Dem Handwerk die Treue gehalten
In der Nachwendezeit wurde der Handwerksmeister und Abgeordnete oft gefragt, wo er denn studiert hätte. Dieser Frage entgegnete er dann immer ganz locker: „Ich habe durch meine 30-jährige berufliche Tätigkeit als Handwerker auf Außenmontage das Leben studiert.“ Und damit unterstreicht Hans Ulrich Köhler, dass er immer bei seinen Wurzeln im Handwerk geblieben ist.
Und auch nach seiner Zeit als Mitglied der Volkskammer engagiert er sich aktiv für die Belange des Handwerks. So setzte er unter anderem beim Zentralverband des Deutschen Handwerks die Meisterpflicht einiger Berufe mit durch, wie etwa die der Pfefferküchler in Pulsnitz. Auch Betriebsschließungen durch die Treuhand in Ostthüringen konnte Köhler durch sein Verhandlungsgeschick verhindern. „Als Handwerker habe ich gelernt, zu dem zu stehen, was ich mache.“ Diese Eigenschaft hat er sich nicht nur bis zum Ende seiner politischen Karriere im Jahre 1998 beibehalten, sondern bleibt ihr auch in seinen jetzigen Aktivitäten treu. Seit seinem Ruhestand besucht Hans Ulrich Köhler Menschen in der Kurzzeitpflege des Roten Kreuzes. „Ich tausche mich mit den Menschen aus, wir singen zusammen und diskutieren.“
Alle Ehre dem Altmeister
In diesem Jahr durfte der Handwerksmeister auf sein 50-Jähriges Meisterjubiläum zurückblicken. Geehrt wurde er gemeinsam mit weiteren beruflichen Weggefährten im Rahmen einer Festveranstaltung der Handwerkskammer.

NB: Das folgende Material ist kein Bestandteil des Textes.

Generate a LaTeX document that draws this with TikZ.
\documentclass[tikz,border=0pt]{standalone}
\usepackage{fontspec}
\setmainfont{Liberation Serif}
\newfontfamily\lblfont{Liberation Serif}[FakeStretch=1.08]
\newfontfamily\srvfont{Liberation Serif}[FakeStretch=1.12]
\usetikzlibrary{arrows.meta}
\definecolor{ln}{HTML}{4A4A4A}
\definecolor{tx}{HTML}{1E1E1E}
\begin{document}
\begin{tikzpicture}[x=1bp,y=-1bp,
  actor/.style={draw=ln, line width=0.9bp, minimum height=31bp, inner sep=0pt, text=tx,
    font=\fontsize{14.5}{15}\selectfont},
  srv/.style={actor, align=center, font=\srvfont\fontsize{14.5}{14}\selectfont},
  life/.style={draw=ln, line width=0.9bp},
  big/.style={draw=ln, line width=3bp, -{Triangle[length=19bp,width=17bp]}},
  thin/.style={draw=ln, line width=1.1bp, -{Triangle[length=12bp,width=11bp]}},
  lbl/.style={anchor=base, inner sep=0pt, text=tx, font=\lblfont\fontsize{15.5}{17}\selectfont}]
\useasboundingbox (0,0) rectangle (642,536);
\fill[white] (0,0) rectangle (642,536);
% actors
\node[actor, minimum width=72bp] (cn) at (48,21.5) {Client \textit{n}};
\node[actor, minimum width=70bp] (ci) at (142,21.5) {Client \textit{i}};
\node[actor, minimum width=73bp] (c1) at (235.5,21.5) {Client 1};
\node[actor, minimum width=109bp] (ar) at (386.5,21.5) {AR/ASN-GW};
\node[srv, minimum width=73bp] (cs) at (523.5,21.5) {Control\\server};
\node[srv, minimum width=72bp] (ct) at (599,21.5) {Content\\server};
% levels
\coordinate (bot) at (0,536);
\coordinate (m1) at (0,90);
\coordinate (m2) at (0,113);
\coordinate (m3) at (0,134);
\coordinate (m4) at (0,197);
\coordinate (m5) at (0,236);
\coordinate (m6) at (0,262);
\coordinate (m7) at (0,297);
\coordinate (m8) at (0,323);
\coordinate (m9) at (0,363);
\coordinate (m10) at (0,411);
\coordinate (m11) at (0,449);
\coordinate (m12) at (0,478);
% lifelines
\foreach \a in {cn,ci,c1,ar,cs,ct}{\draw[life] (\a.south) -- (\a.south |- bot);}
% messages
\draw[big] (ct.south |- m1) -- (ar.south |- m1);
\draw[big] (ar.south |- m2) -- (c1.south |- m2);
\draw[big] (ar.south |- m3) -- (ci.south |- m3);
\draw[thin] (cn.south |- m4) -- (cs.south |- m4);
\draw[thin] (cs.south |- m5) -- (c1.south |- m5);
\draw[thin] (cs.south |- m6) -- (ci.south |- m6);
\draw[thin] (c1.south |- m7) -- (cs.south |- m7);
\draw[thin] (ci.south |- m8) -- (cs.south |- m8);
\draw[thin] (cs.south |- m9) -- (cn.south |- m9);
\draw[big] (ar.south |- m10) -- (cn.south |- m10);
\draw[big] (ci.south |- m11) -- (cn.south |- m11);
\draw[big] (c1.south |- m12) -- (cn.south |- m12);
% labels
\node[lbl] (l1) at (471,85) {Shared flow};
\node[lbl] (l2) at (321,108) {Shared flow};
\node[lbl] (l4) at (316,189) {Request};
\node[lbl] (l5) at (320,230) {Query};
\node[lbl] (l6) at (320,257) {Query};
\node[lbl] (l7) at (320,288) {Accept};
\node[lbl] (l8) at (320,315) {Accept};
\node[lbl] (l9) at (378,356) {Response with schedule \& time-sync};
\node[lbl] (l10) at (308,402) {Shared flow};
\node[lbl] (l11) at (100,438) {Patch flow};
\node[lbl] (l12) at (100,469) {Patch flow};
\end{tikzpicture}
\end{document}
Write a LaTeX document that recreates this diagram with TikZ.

Hans Ulrich Köhler ist ein Paradebeispiel dafür, wie sich Handwerker neben ihrem Beruf auch auf politischer Ebene einsetzen können und aus dem Ehrenamt nicht mehr wegzudenken sind.
Titelbild: Heute genießt er seinen Ruhestand. Privat engagiert er sich noch ehrenamtlich beim Roten Kreuz.